Services on the cluster
The chapter briefly describes the user and administrator services in the cluster.
Spark
Spark was the key service offered in the cluster. With Spark 2.0 this became even more obvious that this is going to be clusters computational engine. It offers Java, Scala, R and Python API. Spark SQL is available, Spark streaming for data streaming is improved, machine learning (MLlib) libraries are updated and new ones are available and GraphX is available for network analysis.
Ambari Views
Ambari Views was offered for manual file upload to the HDFS and other file manipulation alternatives. It was a standard practice that the cluster users had a big file on their disk they would like to run calculation on – Ambari Views has proven to do the job.

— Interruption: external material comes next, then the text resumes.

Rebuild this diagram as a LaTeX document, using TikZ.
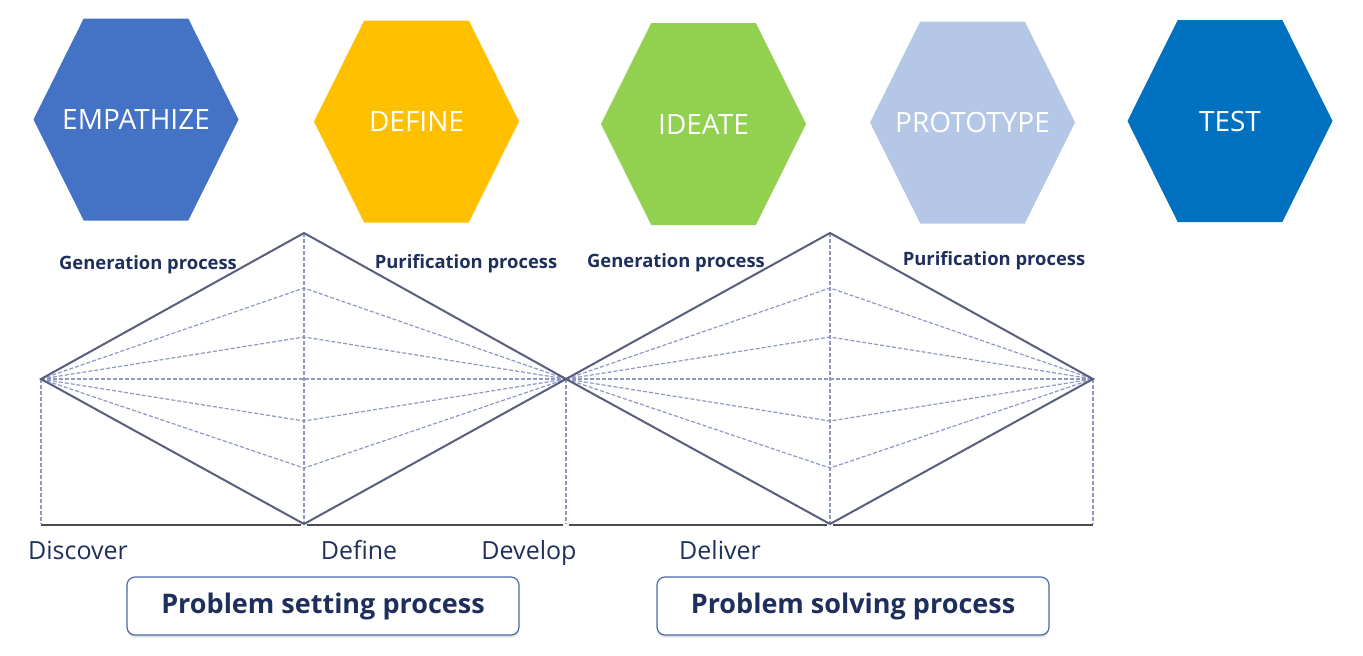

Hive was also accesible from this interface.
RStudio
After installing the needed R packages and sparkR, RStudio could be used to work with sparkR. This tool is known to R users from before and was also more stable than Zeppelin.
Zeppelin
Open source tool works on the princip of notebooks, like Jupyter or iPython. Still quite new in the ASF family, but has great potensial in collaboration with Spark. Great for learning and testing purposes, it is possible to run a cron job via Zeppelin. The interface sends spark-submit commands in the background.
Storm
Tool used for streaming data and near real time analytics. Java was the main language used when topologies were defined. Not many Java developers among researchers, so this tool was mostly used by myself to ingest data into HDFS, MySQL, Redis.
Sqoop
Sqoop was used to transfer data between HDFS and MySql (works with other major RDBMS as well).
CLI
Command Line Interface was an alternative for more advanced users who were also familiar with Linux. The Client node was the entry point to the cluster for the users and they got their private key and space on Client instance.
Ambari
Tool for monitoring and administrating the cluster – only administrators had access to it. A few users got read-only access to become familiar with it (from Ambari 2.4, those users are not read-only users anymore but Cluster only users).
Ranger
The tool was used for defining access rights to folders in HDFS.
Grafana
Tool for data visualizing. It automatically creates a data source to Ambari metadata database and by default there are plenty dashboards available for monitoring the cluster.
Grafana can also be used for visualizing users data.